Ando leyendo ahora la novela de este año de Mario Vargas Llosa,
El paraíso en la otra esquina. La compré con ilusión, que casi todo lo que viene del otro lado del charco me gusta, pero tengo que reconocer que no es lo que esperaba, al menos por ahora. No me entiendan mal, el oficio del autor queda claro palabra por palabra y la calidad le rebosa. El problema es que cuando leo algo de mis "monstruos" siempre espero que supere a lo anterior, y no es el caso, me parece que le falta la fuerza lingüística de otras de sus obras. De cualquier manera la novela resulta interesante porque aborda la figura de dos personajes que lo son y mucho: Flora Tristán, fundadora de la Unión Obrera allá por la mitad del siglo XIX y su nieto Paul Gauguin. Vargas Llosa va intercalando capítulos dedicados a uno y otro y creo que consigue de forma equilibrada apoyar la idea del título, la búsqueda de la felicidad, que en el caso de Flora Tristán depende del bien colectivo y en el de Gauguin de su propio bien.
En especial me están agradando los capítulos dedicados al pintor francés, montados cada uno de ellos en torno a un cuadro sobre el que giran algunos episodios biográficos en un intento de acercarse a una personalidad conflictiva marcada por el intento de huir de la rancia y burguesa Europa para encontrarse con algo más primigenio y puro.

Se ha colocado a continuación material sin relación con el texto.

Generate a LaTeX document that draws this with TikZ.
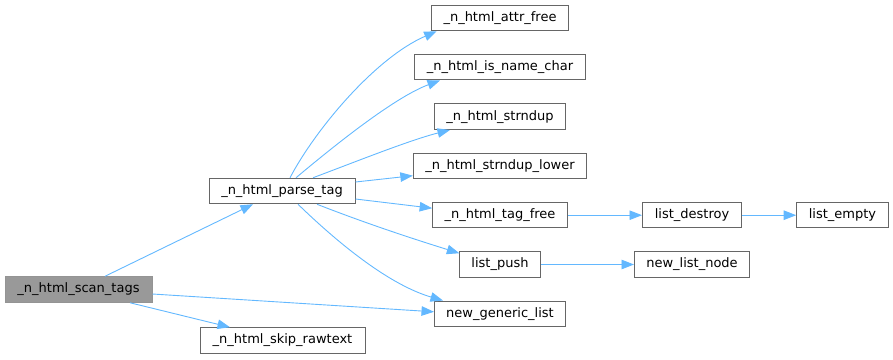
\documentclass[tikz,border=0pt]{standalone}
\usepackage{fontspec}
\setmainfont{DejaVu Sans}
\usetikzlibrary{arrows.meta,calc}
\definecolor{edgeblue}{HTML}{63B8FF}
\definecolor{boxgray}{HTML}{666666}
\definecolor{rootfill}{HTML}{999999}
\begin{document}
\begin{tikzpicture}[x=1pt,y=-1pt,
  fn/.style={draw=boxgray,line width=1pt,fill=white,inner sep=0pt,minimum height=25.5pt,font=\fontsize{13}{15}\selectfont},
  root/.style={fn,fill=rootfill,draw=boxgray!70},
  edge/.style={draw=edgeblue,line width=0.9pt,-{Triangle[length=12.5pt,width=9.5pt]}}]
\useasboundingbox (0,0) rectangle (893,359);
\node[root,minimum width=147pt] (scan) at (78.5,289.5) {\_n\_html\_scan\_tags};
\node[fn,minimum width=146pt] (parse) at (282,191) {\_n\_html\_parse\_tag};
\node[fn,minimum width=165pt] (skip) at (282.5,340.5) {\_n\_html\_skip\_rawtext};
\node[fn,minimum width=137.7pt] (attr) at (500,18) {\_n\_html\_attr\_free};
\node[fn,minimum width=171pt] (isname) at (500,67.2) {\_n\_html\_is\_name\_char};
\node[fn,minimum width=131pt] (strndup) at (500,116.7) {\_n\_html\_strndup};
\node[fn,minimum width=173.3pt] (strlow) at (500,166.2) {\_n\_html\_strndup\_lower};
\node[fn,minimum width=134.7pt] (tagfree) at (500,215.2) {\_n\_html\_tag\_free};
\node[fn,minimum width=80.3pt] (push) at (500,264.5) {list\_push};
\node[fn,minimum width=131pt] (generic) at (500,313.8) {new\_generic\_list};
\node[fn,minimum width=99pt] (destroy) at (692,215.2) {list\_destroy};
\node[fn,minimum width=115pt] (newnode) at (692,264.5) {new\_list\_node};
\node[fn,minimum width=91.6pt] (empty) at (842.5,215.2) {list\_empty};

\draw[edge] ($(scan.north)+(26.5,0)$) -- ($(parse.south)+(-29,0)$);
\draw[edge] ($(scan.south)+(51.5,0)$) -- ($(skip.north)+(-52.5,0)$);
\draw[edge] ($(scan.east)+(0,4.5)$) -- ($(generic.west)+(0,-2)$);

\draw[edge] ($(parse.north)+(8,0)$) .. controls (315,130) and (375,58) .. ($(attr.south west)+(6,0)$);
\draw[edge] ($(parse.north)+(14,0)$) .. controls (335,145) and (395,97) .. ($(isname.south west)+(26,0)$);
\draw[edge] ($(parse.north)+(31,0)$) .. controls (355,162) and (410,140) .. ($(strndup.south west)+(16,0)$);
\draw[edge] ($(parse.east)+(0,-9)$) -- ($(strlow.west)+(0,9.5)$);
\draw[edge] ($(parse.east)+(0,8)$) -- ($(tagfree.west)+(0,-7)$);
\draw[edge] ($(parse.south)+(35,0)$) .. controls (370,225) and (420,241) .. ($(push.north west)+(0,2)$);
\draw[edge] ($(parse.south)+(16,0)$) .. controls (340,245) and (390,285) .. ($(generic.north west)+(9,0)$);

\draw[edge] (tagfree) -- (destroy);
\draw[edge] (destroy) -- (empty);
\draw[edge] (push) -- (newnode);
\end{tikzpicture}
\end{document}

Algo de lo anterior es lo que
ayer intentaba reflejar en la bitácora
Trans[T]extualidad al introducir la pintura
Manao tupapau y dos fragmentos de la novela: el paraíso para Gauguin, siempre según Vargas Llosa, estaba en la otra esquina, en el lado opuesto de la Europa que le vio nacer, y esta "oposición" no era, no es, exclusivamente geográfica, sino que afecta más bien a una determinada visión de la naturaleza, de la vida y de las relaciones entre las personas.